In the eastern states, each village has a chief, or headman, who, as one of the oldest and most prosperous men in the community, rules by the consent of the people. In the Yoruba- and Edo-inhabited areas and in most parts of the northern states, the chief is chosen by, or with the consent of, the region’s traditional ruler. A characteristic feature of village life is the age-grade system, in which people are grouped together with others of a similar age. This system was more important traditionally—serving to separate males into three-year groupings for purposes of labour and initiation—but its use has diminished.
Urban settlement
Only the Yoruba, Hausa, Edo, Kanuri, and coastal peoples were town dwellers before the 20th century. The Yoruba long have been the most urbanized people in tropical Africa. Their towns, most of them several hundred years old, were originally administrative and trading centres, a function many have retained. About half the Yoruba now live in towns of more than 5,000, notably Ibadan, Ogbomosho, Abeokuta, Ile-Ife, and Oyo. Benin City, like Ibadan and Oyo, is a political as well as a cultural capital; its history dates back several centuries to when it was the centre of the historic state of Benin.
The towns of Bonny, Opobo Town, Okrika, Buguma, Brass, Forcados, Creek Town, and Calabar grew from coastal fishing and salt-trading villages into towns as trade (first in slaves and later in agricultural goods) increased between the coastal peoples and Europeans. At the beginning of colonial rule, these port towns had a more cosmopolitan population than the Yoruba towns and the far north, but they were much smaller.
Kano, Zaria, and Katsina, northern towns of the Nigerian Sudan, are much older than the Yoruba towns. Owing their existence to the trans-Saharan trade as well as to the agricultural wealth of the surrounding region, they were once walled cities. Today Kano, the most important of the ancient towns, contains separate quarters for Hausa-Fulani, southern Nigerians, and Europeans.
Lagos, a cosmopolitan city consisting of islands and mainland areas, is the former capital of and the largest urban region in Nigeria. It was founded (probably through the expansion of the kingdom of Benin) before the 15th century and had a population of about 250,000 when it was declared a British colony in 1861; that number increased to some 8,000,000 in the early 21st century. The creation of many states since 1967 diverted some of the industries and job-seeking migrants from Lagos to the new state capitals, especially the older and larger ones such as Ibadan, Kaduna, Kano, and Enugu. Some small towns, notably Minna, Uyo, Makurdi, Maiduguri, and Bauchi, experienced remarkable growth in population and economy after becoming state capitals.

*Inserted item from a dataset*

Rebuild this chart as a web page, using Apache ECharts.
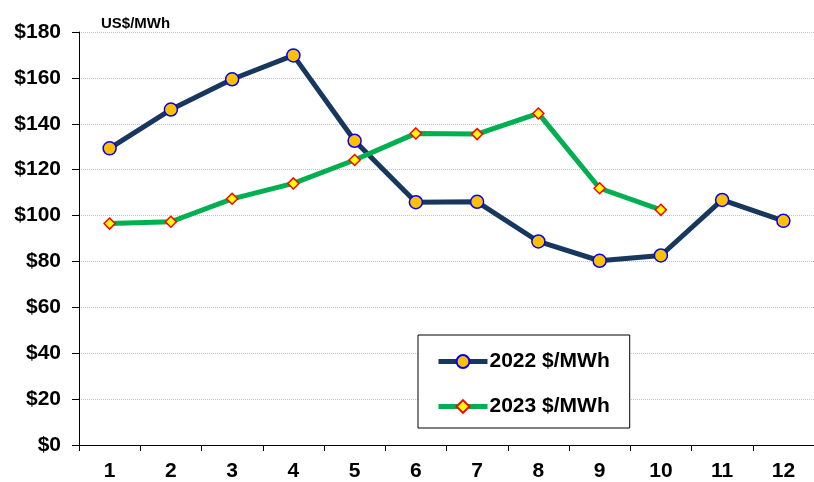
<!DOCTYPE html>
<html>
<head>
<meta charset="utf-8">
<script src="https://cdn.jsdelivr.net/npm/echarts@6/dist/echarts.min.js"></script>
<style>html,body{margin:0;padding:0;background:#fff}#c{width:814px;height:482px}</style>
</head>
<body>
<div id="c"></div>
<script>
const months = ['1','2','3','4','5','6','7','8','9','10','11','12'];
const series2022 = [129.3, 146.2, 159.4, 169.8, 132.6, 105.8, 106, 88.7, 80.3, 82.6, 106.8, 97.7];
const series2023 = [96.5, 97.3, 107.3, 114, 124.2, 135.8, 135.5, 144.5, 111.9, 102.5];
const yTicks = {min: 0, max: 180, interval: 20};
const unitLabel = 'US$/MWh';

const font = 'Liberation Sans, Arial, sans-serif';
const chart = echarts.init(document.getElementById('c'));
chart.setOption({
  animation: false,
  textStyle: {fontFamily: font},
  title: {
    text: unitLabel, left: 96, top: 11,
    textStyle: {fontSize: 15, fontWeight: 'bold', color: '#000', fontFamily: font}
  },
  grid: {left: 79, top: 32, width: 744, bottom: 36, containLabel: false},
  legend: {
    orient: 'vertical', left: 418, top: 335,
    padding: [16, 20, 11, 18], itemGap: 24, itemWidth: 49, itemHeight: 16,
    borderColor: '#000', borderWidth: 1, backgroundColor: '#fff',
    lineStyle: {width: 5},
    textStyle: {fontSize: 21, fontWeight: 'bold', color: '#000', fontFamily: font, padding: [0, 0, 0, -3]},
    data: ['2022 $/MWh', '2023 $/MWh']
  },
  xAxis: {
    type: 'category', data: months, boundaryGap: true,
    axisLine: {lineStyle: {color: '#000', width: 1}},
    axisTick: {show: true, length: 6, lineStyle: {color: '#000'}},
    axisLabel: {fontSize: 21, fontWeight: 'bold', color: '#000', margin: 16, fontFamily: font},
    splitLine: {show: false}
  },
  yAxis: {
    type: 'value', min: yTicks.min, max: yTicks.max, interval: yTicks.interval,
    axisLine: {show: true, lineStyle: {color: '#000', width: 1}},
    axisTick: {show: true, length: 7, lineStyle: {color: '#000'}},
    axisLabel: {fontSize: 21, fontWeight: 'bold', color: '#000', margin: 18, fontFamily: font,
      formatter: v => '$' + v},
    splitLine: {show: true, lineStyle: {color: '#c4c4c4', type: 'dotted', width: 1}}
  },
  series: [
    {
      name: '2022 $/MWh', type: 'line', data: series2022,
      lineStyle: {color: '#17375E', width: 5},
      itemStyle: {color: '#FFC000', borderColor: '#0000FF', borderWidth: 1.5},
      symbol: 'circle', symbolSize: 13, showAllSymbol: true, z: 2
    },
    {
      name: '2023 $/MWh', type: 'line', data: series2023,
      lineStyle: {color: '#00B050', width: 5},
      itemStyle: {color: '#FFFF00', borderColor: '#FF0000', borderWidth: 1.5},
      symbol: 'diamond', symbolSize: 11, showAllSymbol: true, z: 3
    }
  ]
});
</script>
</body>
</html>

Abuja, a planned city in the centre of the country, has been the official capital of Nigeria since 1991, although some government offices remain in Lagos, the former capital. The decision to create a new capital was made in the mid-1970s, and work on it began in the 1980s. The location was chosen so that no single ethnic group would be favoured over another, although one such group, the Gwari, was displaced by the construction.
Demographic trends
Nigeria, like other developing countries, has birth and mortality rates that are higher than the world average. Since the mid-20th century, however, infant mortality has declined drastically, and life expectancy has increased; as a consequence, population growth has been rapid. Almost three-fourths of the population was younger than age 30.
There is considerable migration in Nigeria, especially between the north and the south. Large numbers of southern migrants have settled in the northern cities of Kano, Sokoto, Kaduna, and Jos, while seasonal migrants have often moved from the northern Sokoto and Kano areas to southern areas where cacao is grown. A more significant number of people have migrated from the southeast to the more industrialized and urbanized western states of Lagos, Oyo, and Ogun or to the agricultural western states of Ondo and Edo.
Before the end of the country’s civil war in 1970, many Nigerians emigrated to work in Benin, Ghana, Equatorial Guinea, Cameroon, and Sierra Leone. African migration into Nigeria began about 1972 and was officially encouraged in 1978 by the establishment of the Economic Community of West African States (ECOWAS), under which the citizens of member states were guaranteed free movement. In the early 1980s a downturn in the Nigerian economy and the alleged involvement of foreigners in religious riots prompted the government to reverse its immigration policy. By 1985 some 2.7 million aliens had been expelled; such measures, however, have not been repeated. The actions of the series of military governments in the 1980s and ’90s caused many Nigerian citizens to immigrate to Europe and the United States.